** Start EXTRACTED RECORDS **
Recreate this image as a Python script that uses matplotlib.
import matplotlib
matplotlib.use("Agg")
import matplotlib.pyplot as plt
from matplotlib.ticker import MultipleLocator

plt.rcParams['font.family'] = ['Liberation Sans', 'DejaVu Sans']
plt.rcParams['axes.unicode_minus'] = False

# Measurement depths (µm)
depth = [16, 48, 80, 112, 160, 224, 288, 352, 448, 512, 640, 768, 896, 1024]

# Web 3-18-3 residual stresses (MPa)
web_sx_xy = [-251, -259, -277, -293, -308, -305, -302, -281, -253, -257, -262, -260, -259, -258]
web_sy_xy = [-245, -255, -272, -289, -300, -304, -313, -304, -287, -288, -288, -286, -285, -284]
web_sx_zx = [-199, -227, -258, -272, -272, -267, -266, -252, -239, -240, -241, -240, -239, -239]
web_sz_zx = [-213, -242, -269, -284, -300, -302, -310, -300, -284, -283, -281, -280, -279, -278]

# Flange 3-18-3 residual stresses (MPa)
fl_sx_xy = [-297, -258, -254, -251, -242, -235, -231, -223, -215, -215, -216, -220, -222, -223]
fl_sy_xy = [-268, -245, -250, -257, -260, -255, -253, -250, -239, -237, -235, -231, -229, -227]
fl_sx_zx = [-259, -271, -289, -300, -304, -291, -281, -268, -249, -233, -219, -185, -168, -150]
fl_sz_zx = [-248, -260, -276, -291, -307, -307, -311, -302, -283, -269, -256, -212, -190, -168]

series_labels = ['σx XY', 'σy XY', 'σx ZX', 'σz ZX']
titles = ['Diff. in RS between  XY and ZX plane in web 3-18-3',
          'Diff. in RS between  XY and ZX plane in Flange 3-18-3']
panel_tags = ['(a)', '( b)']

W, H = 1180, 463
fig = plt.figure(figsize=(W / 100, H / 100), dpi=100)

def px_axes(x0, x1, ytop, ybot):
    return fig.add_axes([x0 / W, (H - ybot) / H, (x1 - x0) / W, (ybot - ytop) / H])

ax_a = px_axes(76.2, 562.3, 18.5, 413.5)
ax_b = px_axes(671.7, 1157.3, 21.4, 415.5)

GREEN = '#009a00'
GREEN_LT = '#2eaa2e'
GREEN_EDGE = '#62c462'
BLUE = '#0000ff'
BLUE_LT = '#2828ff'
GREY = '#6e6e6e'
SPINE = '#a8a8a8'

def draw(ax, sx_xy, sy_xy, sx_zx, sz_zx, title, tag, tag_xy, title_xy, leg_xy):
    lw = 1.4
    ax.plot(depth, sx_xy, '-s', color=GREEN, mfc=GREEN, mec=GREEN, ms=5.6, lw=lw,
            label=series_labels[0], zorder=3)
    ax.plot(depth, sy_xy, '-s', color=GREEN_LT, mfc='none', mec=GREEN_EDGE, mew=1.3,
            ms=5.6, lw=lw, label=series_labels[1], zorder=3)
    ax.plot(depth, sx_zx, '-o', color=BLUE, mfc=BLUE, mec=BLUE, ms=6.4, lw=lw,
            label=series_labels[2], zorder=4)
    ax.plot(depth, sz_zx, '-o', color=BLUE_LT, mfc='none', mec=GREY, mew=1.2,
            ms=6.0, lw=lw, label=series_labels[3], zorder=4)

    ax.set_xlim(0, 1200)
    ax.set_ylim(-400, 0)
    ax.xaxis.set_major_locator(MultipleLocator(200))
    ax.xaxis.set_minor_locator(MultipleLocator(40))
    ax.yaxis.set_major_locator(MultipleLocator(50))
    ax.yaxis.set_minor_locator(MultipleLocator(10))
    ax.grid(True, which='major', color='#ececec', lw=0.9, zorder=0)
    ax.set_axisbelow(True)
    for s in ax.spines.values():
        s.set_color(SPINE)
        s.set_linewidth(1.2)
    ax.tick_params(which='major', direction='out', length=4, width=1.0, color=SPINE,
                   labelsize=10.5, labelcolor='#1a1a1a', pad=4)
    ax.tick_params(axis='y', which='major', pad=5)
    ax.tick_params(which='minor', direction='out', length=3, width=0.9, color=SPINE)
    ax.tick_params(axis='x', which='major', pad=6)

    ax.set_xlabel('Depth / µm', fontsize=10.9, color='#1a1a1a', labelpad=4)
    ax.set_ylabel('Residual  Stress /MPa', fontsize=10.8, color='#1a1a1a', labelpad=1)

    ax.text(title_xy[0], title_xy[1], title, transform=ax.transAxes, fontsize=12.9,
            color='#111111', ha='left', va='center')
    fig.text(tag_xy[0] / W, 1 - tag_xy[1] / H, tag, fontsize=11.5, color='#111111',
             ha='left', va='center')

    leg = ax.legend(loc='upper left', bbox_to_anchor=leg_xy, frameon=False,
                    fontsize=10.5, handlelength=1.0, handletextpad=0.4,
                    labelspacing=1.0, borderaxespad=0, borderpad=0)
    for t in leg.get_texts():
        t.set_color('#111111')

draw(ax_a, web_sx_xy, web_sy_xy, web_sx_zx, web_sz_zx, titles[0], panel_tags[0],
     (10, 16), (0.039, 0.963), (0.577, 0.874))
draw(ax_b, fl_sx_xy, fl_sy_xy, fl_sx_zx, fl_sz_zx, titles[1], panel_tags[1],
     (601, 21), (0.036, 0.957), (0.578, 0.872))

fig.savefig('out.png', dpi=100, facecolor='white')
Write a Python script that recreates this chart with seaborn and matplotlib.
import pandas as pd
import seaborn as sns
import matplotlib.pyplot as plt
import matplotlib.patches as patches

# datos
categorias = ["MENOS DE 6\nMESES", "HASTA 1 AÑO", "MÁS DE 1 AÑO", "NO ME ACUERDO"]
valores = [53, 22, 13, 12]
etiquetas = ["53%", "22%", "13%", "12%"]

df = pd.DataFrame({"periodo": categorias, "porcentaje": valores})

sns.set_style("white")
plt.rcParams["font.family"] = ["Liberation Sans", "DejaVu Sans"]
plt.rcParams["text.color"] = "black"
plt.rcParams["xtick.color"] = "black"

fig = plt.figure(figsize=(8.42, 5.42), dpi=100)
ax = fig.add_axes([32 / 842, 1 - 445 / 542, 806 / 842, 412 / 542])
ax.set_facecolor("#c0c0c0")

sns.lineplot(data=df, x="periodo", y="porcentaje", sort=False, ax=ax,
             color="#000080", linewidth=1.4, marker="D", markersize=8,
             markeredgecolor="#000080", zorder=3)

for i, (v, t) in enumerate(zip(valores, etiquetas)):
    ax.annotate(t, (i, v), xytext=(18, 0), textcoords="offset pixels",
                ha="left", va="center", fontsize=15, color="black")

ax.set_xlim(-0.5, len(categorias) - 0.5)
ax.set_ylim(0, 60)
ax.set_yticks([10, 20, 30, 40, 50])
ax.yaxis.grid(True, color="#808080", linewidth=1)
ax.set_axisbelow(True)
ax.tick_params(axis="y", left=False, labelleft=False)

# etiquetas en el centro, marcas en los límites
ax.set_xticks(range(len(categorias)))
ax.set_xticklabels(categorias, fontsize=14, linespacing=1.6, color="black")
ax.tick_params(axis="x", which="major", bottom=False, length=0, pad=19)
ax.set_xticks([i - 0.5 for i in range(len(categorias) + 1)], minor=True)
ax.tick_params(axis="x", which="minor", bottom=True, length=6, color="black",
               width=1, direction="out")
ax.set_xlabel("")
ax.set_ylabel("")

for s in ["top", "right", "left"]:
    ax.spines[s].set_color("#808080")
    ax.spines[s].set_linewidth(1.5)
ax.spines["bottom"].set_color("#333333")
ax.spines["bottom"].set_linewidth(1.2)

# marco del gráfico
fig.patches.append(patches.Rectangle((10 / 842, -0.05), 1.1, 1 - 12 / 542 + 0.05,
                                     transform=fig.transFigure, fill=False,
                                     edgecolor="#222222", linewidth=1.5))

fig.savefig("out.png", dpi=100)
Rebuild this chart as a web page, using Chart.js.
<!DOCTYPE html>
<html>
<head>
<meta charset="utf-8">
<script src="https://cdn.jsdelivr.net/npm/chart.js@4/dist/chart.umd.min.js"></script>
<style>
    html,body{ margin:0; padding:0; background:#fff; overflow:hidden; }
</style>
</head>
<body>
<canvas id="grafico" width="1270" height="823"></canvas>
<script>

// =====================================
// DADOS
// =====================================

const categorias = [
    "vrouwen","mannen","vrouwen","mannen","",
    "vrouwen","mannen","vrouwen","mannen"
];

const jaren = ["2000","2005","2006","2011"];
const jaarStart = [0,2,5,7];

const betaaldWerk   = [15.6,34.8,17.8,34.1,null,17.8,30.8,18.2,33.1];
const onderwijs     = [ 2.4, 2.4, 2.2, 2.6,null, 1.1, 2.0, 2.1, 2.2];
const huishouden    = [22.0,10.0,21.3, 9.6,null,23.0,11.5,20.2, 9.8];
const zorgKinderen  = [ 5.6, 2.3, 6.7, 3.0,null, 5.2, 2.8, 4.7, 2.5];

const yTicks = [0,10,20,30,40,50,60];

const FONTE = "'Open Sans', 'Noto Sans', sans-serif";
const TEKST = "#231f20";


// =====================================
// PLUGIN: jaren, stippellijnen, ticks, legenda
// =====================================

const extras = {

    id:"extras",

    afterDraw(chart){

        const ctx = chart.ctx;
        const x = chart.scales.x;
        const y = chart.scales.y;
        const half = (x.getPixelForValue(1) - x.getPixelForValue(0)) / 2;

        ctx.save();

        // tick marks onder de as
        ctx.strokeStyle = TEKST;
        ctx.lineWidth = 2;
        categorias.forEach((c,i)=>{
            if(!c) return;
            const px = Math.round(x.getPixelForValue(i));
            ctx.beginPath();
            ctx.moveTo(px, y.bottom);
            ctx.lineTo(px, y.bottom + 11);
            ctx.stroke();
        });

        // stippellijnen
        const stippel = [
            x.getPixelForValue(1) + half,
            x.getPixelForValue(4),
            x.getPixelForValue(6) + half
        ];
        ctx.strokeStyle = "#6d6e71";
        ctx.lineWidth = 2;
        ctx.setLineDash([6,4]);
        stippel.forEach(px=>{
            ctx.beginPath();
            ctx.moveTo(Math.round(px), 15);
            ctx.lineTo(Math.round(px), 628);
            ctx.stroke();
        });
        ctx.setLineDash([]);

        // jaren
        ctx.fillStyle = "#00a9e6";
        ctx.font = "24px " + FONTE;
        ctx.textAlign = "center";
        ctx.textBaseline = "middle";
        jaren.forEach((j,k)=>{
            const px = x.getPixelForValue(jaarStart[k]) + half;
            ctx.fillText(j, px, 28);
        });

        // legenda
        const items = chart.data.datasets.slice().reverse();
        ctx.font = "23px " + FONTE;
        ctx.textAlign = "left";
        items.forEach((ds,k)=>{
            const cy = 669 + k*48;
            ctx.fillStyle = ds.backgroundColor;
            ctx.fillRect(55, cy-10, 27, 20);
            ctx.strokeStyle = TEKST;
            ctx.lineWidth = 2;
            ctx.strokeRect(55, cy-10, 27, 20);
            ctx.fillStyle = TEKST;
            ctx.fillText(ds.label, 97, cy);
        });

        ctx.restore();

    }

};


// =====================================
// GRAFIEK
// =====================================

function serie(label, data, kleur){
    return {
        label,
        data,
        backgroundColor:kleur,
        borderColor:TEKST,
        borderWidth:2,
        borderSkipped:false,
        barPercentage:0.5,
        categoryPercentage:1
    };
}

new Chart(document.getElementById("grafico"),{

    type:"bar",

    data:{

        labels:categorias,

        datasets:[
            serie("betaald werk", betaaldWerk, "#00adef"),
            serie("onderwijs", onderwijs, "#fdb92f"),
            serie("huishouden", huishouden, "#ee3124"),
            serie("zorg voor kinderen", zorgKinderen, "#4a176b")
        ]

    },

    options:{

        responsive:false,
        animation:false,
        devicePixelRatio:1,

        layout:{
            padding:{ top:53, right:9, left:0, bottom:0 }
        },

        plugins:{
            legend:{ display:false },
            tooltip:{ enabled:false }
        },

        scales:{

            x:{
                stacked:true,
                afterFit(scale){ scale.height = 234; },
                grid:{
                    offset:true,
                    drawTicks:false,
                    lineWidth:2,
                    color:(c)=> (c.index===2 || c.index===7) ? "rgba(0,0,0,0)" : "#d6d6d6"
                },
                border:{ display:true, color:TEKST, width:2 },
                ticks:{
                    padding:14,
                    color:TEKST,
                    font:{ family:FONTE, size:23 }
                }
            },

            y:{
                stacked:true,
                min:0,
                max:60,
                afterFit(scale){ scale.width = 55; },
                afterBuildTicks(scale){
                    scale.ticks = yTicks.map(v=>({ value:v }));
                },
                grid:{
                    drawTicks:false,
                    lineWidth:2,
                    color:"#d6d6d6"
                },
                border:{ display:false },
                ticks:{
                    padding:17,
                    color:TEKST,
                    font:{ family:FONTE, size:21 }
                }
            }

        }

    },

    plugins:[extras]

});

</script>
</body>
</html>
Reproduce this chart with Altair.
** End EXTRACTED RECORDS **
- **REQUEST**: In the material above, find each line that contains the word "script", and select it.

- **SOLUTION BELOW**:
Recreate this image as a Python script that uses matplotlib.
Write a Python script that recreates this chart with seaborn and matplotlib.
<script src="https://cdn.jsdelivr.net/npm/chart.js@4/dist/chart.umd.min.js"></script>
<script>
</script>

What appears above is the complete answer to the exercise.